Titre original : « Sunset Blvd. »
Elle :
(pas revu)
Lui :
Billy Wilder n’a sans doute pas toujours été considéré à sa juste valeur par les cinéphiles (1) et pourtant il a signé plusieurs très grands films. Boulevard du Crépuscule est probablement celui à mettre en premier. Sunset Boulevard, c’est le nom de la rue bien connue de Los Angeles où vivent nombre de stars du cinéma ; Sunset Blvd., le film, met en scène une grande star oubliée du muet qui vit recluse, au bord de la folie, persuadée que le monde entier attend son retour. Un jeune scénariste désargenté va devenir son gigolo.
Boulevard du Crépuscule est un film très original et particulier, par le fond et par la forme. Il donne une vision d’Hollywood et de la starisation qui est peu commune, une vision un peu cruelle sur l’envers du décor. Le fait que Billy Wilder fasse jouer les rôles des « déchus » par des acteurs qui sont eux-mêmes très proches de leur personnage donne un climat particulier au film : Gloria Swanson est elle-même une grande star du muet qui a vu sa carrière se terminer brutalement à l’avènement du parlant. Le film que l’héroine regarde avec son gigolo n’est autre que Queen Kelly de 1928 avec… Gloria Swanson et dirigé par… Erich von Stroheim, dont la carrière en tant que réalisateur s’est arrêtée, justement après avoir été renvoyé par Gloria Swanson (2). Et Billy Wilder lui fait jouer 20 ans plus tard le rôle d’un ex-metteur en scène devenu le maître d’hôtel de son ex-star… Quelle ironie ! Cette audace, cette liberté de ton donne au film un caractère unique. La scène finale de l’escalier est mémorable, on y voit l’espace de quelques instants Von Stroheim l’acteur redevenir Von Stroheim le réalisateur. Lui et Gloria Swanson se donnent en tous cas entièrement à leur rôle, semblant tous deux accepter et assumer pleinement leur personnage de « déchu ».
Boulevard du Crépuscule est aussi original sur la forme, ne serait-ce que par sa construction : le film est un flash-back et c’est un cadavre qui raconte son histoire, ce qui n’est pas si courant (3). Le film de Billy Wilder est un regard sur le monde du cinéma à la fois porteur de rêve et profondément cruel. Un film très intense, un petit chef d’œuvre qui fait partie de ces films qui vous marque durablement.
Note : 
Acteurs: William Holden, Gloria Swanson, Erich von Stroheim, Nancy Olson
Voir la fiche du film et la filmographie de Billy Wilder sur le site IMDB.

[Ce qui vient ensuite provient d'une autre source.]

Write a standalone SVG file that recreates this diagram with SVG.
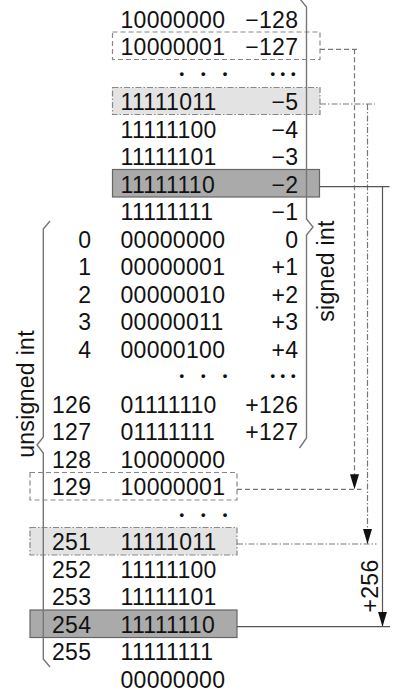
<svg xmlns="http://www.w3.org/2000/svg" width="396" height="694" viewBox="0 0 396 694">
<defs>
<style>
text{font-family:"Liberation Sans",Arial,Helvetica,sans-serif;font-size:23px;fill:#111;letter-spacing:0.3px}
.s{text-anchor:end}
.u{text-anchor:end}
.dot{font-weight:bold;font-size:13px;text-anchor:middle;letter-spacing:0}
.box-dash{fill:none;stroke:#888;stroke-width:1.2;stroke-dasharray:5 3}
.box-dd{fill:#e3e3e3;stroke:#888;stroke-width:1.2;stroke-dasharray:6 2 1.5 2}
.box-solid{fill:#aaaaaa;stroke:#666;stroke-width:1.2}
.brace{fill:none;stroke:#777;stroke-width:1.4;stroke-linejoin:miter}
.c-dash{fill:none;stroke:#777;stroke-width:1.2;stroke-dasharray:5 3}
.c-dd{fill:none;stroke:#777;stroke-width:1.2;stroke-dasharray:6 2 1.5 2}
.c-solid{fill:none;stroke:#555;stroke-width:1.2}
</style>
<marker id="arrow" markerUnits="userSpaceOnUse" markerWidth="9" markerHeight="15" viewBox="0 0 9 15" refX="4.5" refY="15" orient="0">
<path d="M0,0 L9,0 L4.5,15 Z" fill="#111"/>
</marker>
</defs>

<!-- highlight boxes -->
<g id="boxes">
<rect id="box-m127" class="box-dash" x="112.5" y="32" width="207.5" height="27.5"/>
<rect id="box-m5" class="box-dd" x="112.5" y="87.5" width="207.5" height="27"/>
<rect id="box-m2" class="box-solid" x="112.5" y="169.5" width="207" height="27.5"/>
<rect id="box-129" class="box-dash" x="30" y="472.5" width="207" height="27.5"/>
<rect id="box-251" class="box-dd" x="30" y="527.5" width="207" height="27.5"/>
<rect id="box-254" class="box-solid" x="30" y="610" width="207" height="27.5"/>
</g>

<!-- braces -->
<g id="signed-brace">
<path class="brace" d="M300,-1 L306.5,7 V219 L313,227 L306.5,235 V438 L299.5,448"/>
<text transform="translate(333.5,271) rotate(-90)" text-anchor="middle">signed int</text>
</g>
<g id="unsigned-brace">
<path class="brace" d="M50,221 L43.3,229 V437 L37,445 L43.3,453 V659 L50,667"/>
<text transform="translate(34,394) rotate(-90)" text-anchor="middle">unsigned int</text>
</g>

<!-- rows -->
<g id="row-0"><text x="120.5" y="27.7">10000000</text><text class="s" x="298.3" y="27.7">−128</text></g>
<g id="row-1"><text x="120.5" y="55.2">10000001</text><text class="s" x="298.3" y="55.2">−127</text></g>
<g id="row-2"><text class="dot" x="181.7 203.3 225" y="78.4">•••</text><text class="dot" x="272.7 282.9 293.3" y="78.4">•••</text></g>
<g id="row-3"><text x="120.5" y="110.2">11111011</text><text class="s" x="298.3" y="110.2">−5</text></g>
<g id="row-4"><text x="120.5" y="137.7">11111100</text><text class="s" x="298.3" y="137.7">−4</text></g>
<g id="row-5"><text x="120.5" y="165.2">11111101</text><text class="s" x="298.3" y="165.2">−3</text></g>
<g id="row-6"><text x="120.5" y="192.7">11111110</text><text class="s" x="298.3" y="192.7">−2</text></g>
<g id="row-7"><text x="120.5" y="220.2">11111111</text><text class="s" x="298.3" y="220.2">−1</text></g>
<g id="row-8"><text class="u" x="91.3" y="247.7">0</text><text x="120.5" y="247.7">00000000</text><text class="s" x="298.3" y="247.7">0</text></g>
<g id="row-9"><text class="u" x="91.3" y="275.2">1</text><text x="120.5" y="275.2">00000001</text><text class="s" x="298.3" y="275.2">+1</text></g>
<g id="row-10"><text class="u" x="91.3" y="302.7">2</text><text x="120.5" y="302.7">00000010</text><text class="s" x="298.3" y="302.7">+2</text></g>
<g id="row-11"><text class="u" x="91.3" y="330.2">3</text><text x="120.5" y="330.2">00000011</text><text class="s" x="298.3" y="330.2">+3</text></g>
<g id="row-12"><text class="u" x="91.3" y="357.7">4</text><text x="120.5" y="357.7">00000100</text><text class="s" x="298.3" y="357.7">+4</text></g>
<g id="row-13"><text class="dot" x="181.7 203.3 225" y="380">•••</text><text class="dot" x="272.7 282.9 293.3" y="380">•••</text></g>
<g id="row-14"><text class="u" x="91.3" y="412.7">126</text><text x="120.5" y="412.7">01111110</text><text class="s" x="298.3" y="412.7">+126</text></g>
<g id="row-15"><text class="u" x="91.3" y="440.2">127</text><text x="120.5" y="440.2">01111111</text><text class="s" x="298.3" y="440.2">+127</text></g>
<g id="row-16"><text class="u" x="91.3" y="467.7">128</text><text x="120.5" y="467.7">10000000</text></g>
<g id="row-17"><text class="u" x="91.3" y="495.2">129</text><text x="120.5" y="495.2">10000001</text></g>
<g id="row-18"><text class="dot" x="181.7 203.3 225" y="519.3">•••</text></g>
<g id="row-19"><text class="u" x="91.3" y="550.2">251</text><text x="120.5" y="550.2">11111011</text></g>
<g id="row-20"><text class="u" x="91.3" y="577.7">252</text><text x="120.5" y="577.7">11111100</text></g>
<g id="row-21"><text class="u" x="91.3" y="605.2">253</text><text x="120.5" y="605.2">11111101</text></g>
<g id="row-22"><text class="u" x="91.3" y="632.7">254</text><text x="120.5" y="632.7">11111110</text></g>
<g id="row-23"><text class="u" x="91.3" y="660.2">255</text><text x="120.5" y="660.2">11111111</text></g>
<g id="row-24"><text x="120.5" y="687.7">00000000</text></g>

<!-- connectors -->
<g id="connectors">
<path class="c-dash" d="M320,49.3 H358"/>
<path class="c-dash" d="M354.5,49.3 V489.3" marker-end="url(#arrow)"/>
<path class="c-dash" d="M237,489.3 H361.5"/>
<path class="c-dd" d="M320,104 H375"/>
<path class="c-dd" d="M367.5,104 V544" marker-end="url(#arrow)"/>
<path class="c-dd" d="M237,544 H376.5"/>
<path class="c-solid" d="M319.5,186.7 H389.5"/>
<path class="c-solid" d="M382.5,186.7 V626.7" marker-end="url(#arrow)"/>
<path class="c-solid" d="M237,626.7 H390"/>
<text transform="translate(377.5,586) rotate(-90)" text-anchor="middle">+256</text>
</g>
</svg>
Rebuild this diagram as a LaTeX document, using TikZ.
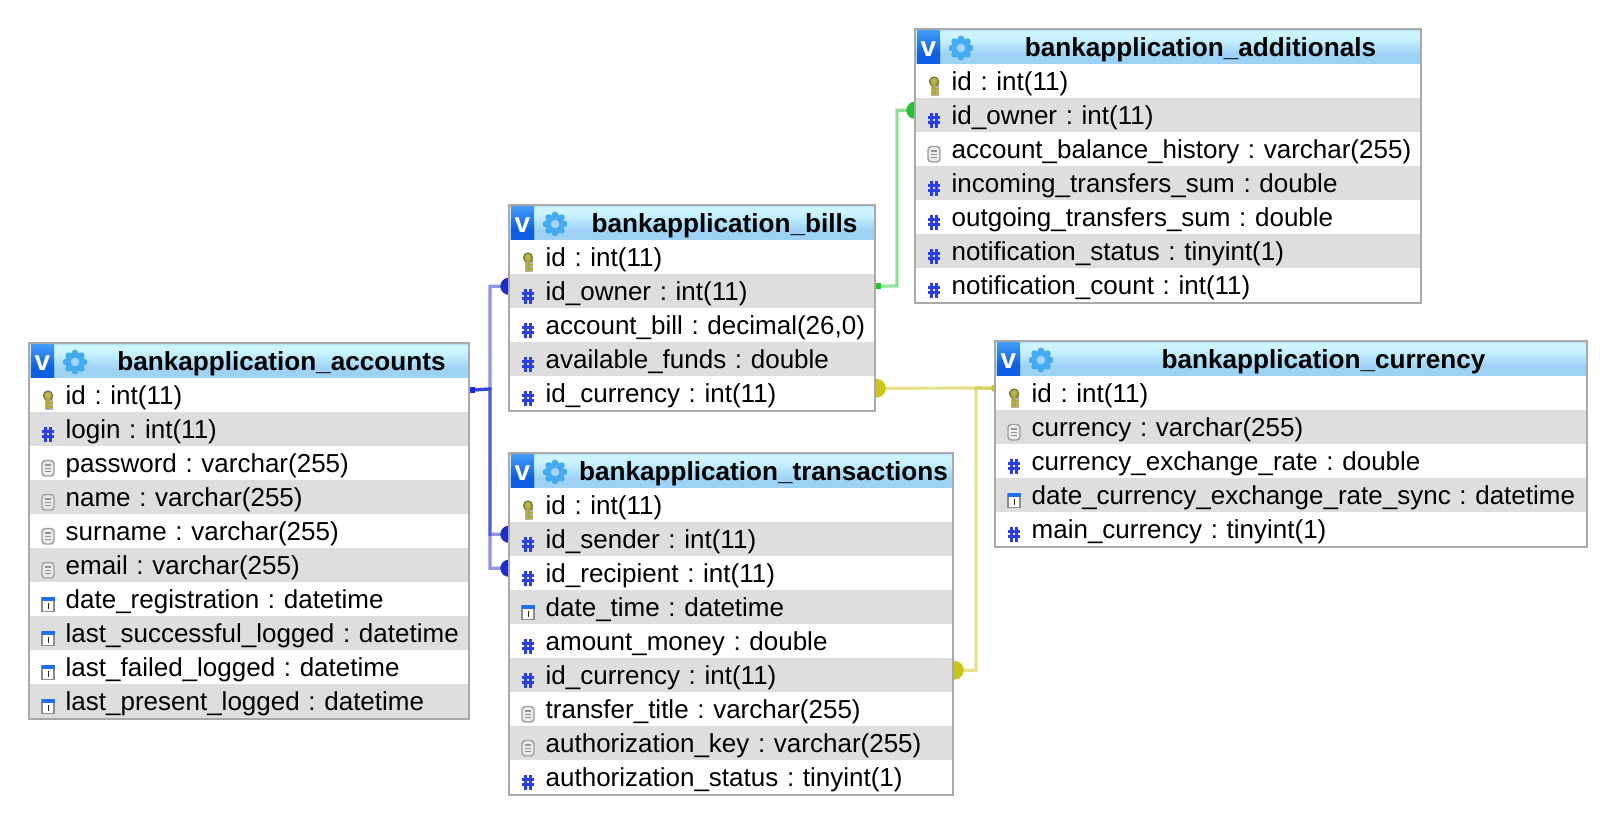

Voir les autres films de Billy Wilder chroniqués sur ce blog…
(1) Dans leur livre 50 ans de cinéma américain, Jean-Pierre Coursodon et Bertrand Tavernier explique ce dédain de la critique cinéphilique envers Billy Wilder par le fait qu’il écrivait ses scénarios : un véritable auteur de films est censé être un « pur » metteur en scène…
(2) Gloria Swanson, qui était productrice sur le film Queen Kelly, a renvoyé Erich von Stroheim au tiers du tournage. Cela mit fin à la carrière de metteur en scène de Von Stroheim, déjà très mal vu par les studios. A noter que, bien que tourné en 1928, Queen Kelly n’était toujours pas sorti en 1950. Il n’est vraiment sorti qu’en… 1985 !
Parmi les autres « vrais acteurs », on notera les 3 joueurs de bridge : l’un est facile à reconnaître, c’est Buster Keaton, les deux autres beaucoup moins : il s’agit de Anna Q. Nilsson et H.B. Warner, deux acteurs du muet. En outre, Cecil B. DeMille joue bien entendu son propre rôle, tout comme la journaliste à potins Hedda Hopper.
(3) C’est même une règle de ne jamais faire parler les cadavres. Initialement, le cadavre était transporté à la morgue et racontait son histoire aux autres cadavres… Cette scène faisant rire le public dans les premières projections, elle fut enlevée du montage final.